2 Samuel 4:1-12 NIV
1When Ish-Bosheth son of Saul heard that Abner had died in Hebron, he lost courage, and all Israel became alarmed. 2Now Saul’s son had two men who were leaders of raiding bands. One was named Baanah and the other Rekab; they were sons of Rimmon the Beerothite from the tribe of Benjamin—Beeroth is considered part of Benjamin, 3because the people of Beeroth fled to Gittaim and have resided there as foreigners to this day.
4(Jonathan son of Saul had a son who was lame in both feet. He was five years old when the news about Saul and Jonathan came from Jezreel. His nurse picked him up and fled, but as she hurried to leave, he fell and became disabled. His name was Mephibosheth.)

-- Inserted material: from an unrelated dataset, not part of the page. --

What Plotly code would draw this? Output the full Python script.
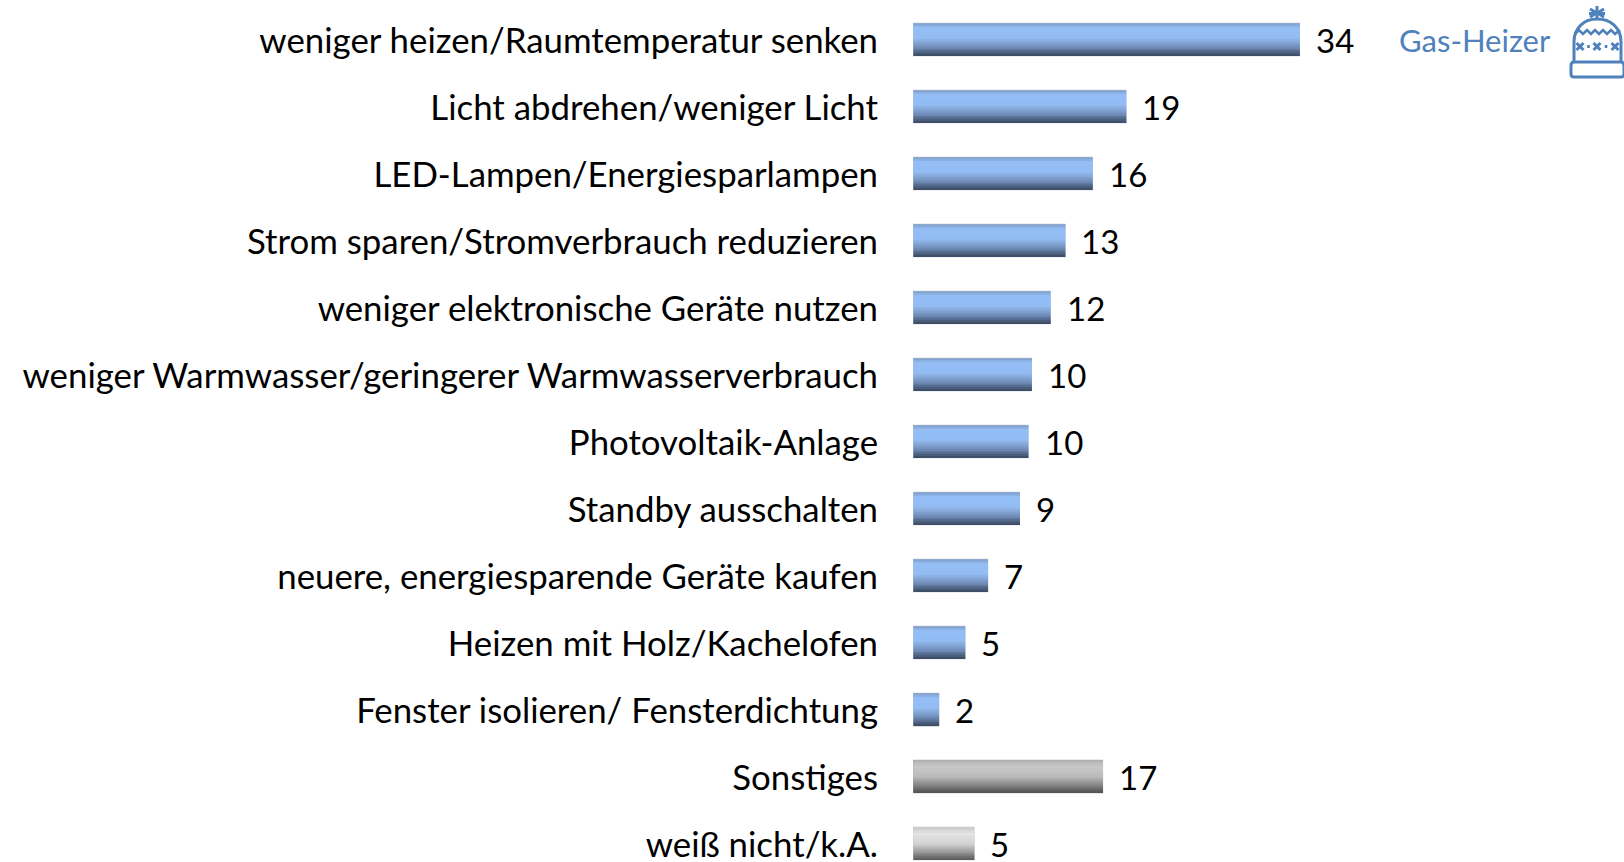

5Now Rekab and Baanah, the sons of Rimmon the Beerothite, set out for the house of Ish-Bosheth, and they arrived there in the heat of the day while he was taking his noonday rest. 6They went into the inner part of the house as if to get some wheat, and they stabbed him in the stomach. Then Rekab and his brother Baanah slipped away.
7They had gone into the house while he was lying on the bed in his bedroom. After they stabbed and killed him, they cut off his head. Taking it with them, they traveled all night by way of the Arabah. 8They brought the head of Ish-Bosheth to David at Hebron and said to the king, “Here is the head of Ish-Bosheth son of Saul, your enemy, who tried to kill you. This day The LORD Has Avenged my lord the king against Saul and his offspring.”
9David answered Rekab and his brother Baanah, the sons of Rimmon the Beerothite, “As Surely As The LORD Lives, WHO Has Delivered me Out of every trouble, 10when someone told me, ‘Saul is dead,’ and thought he was bringing good news, I seized him and put him to death in Ziklag. That was the reward I gave him for his news! 11How much more—when wicked men have killed an innocent man in his own house and on his own bed—should I not now demand his blood from your hand and rid the earth of you!”
12So David gave an order to his men, and they killed them. They cut off their hands and feet and hung the bodies by the pool in Hebron. But they took the head of Ish-Bosheth and buried it in Abner’s tomb at Hebron.
Such bloody trophies of rebels and conspirators have always been acceptable to princes in the East, and the carriers have been liberally rewarded. Ish-bosheth being a usurper, the two assassins thought they were doing a meritorious service to David by removing the only existing obstacle to the union of the two kingdoms.
But David causes them to be put to death.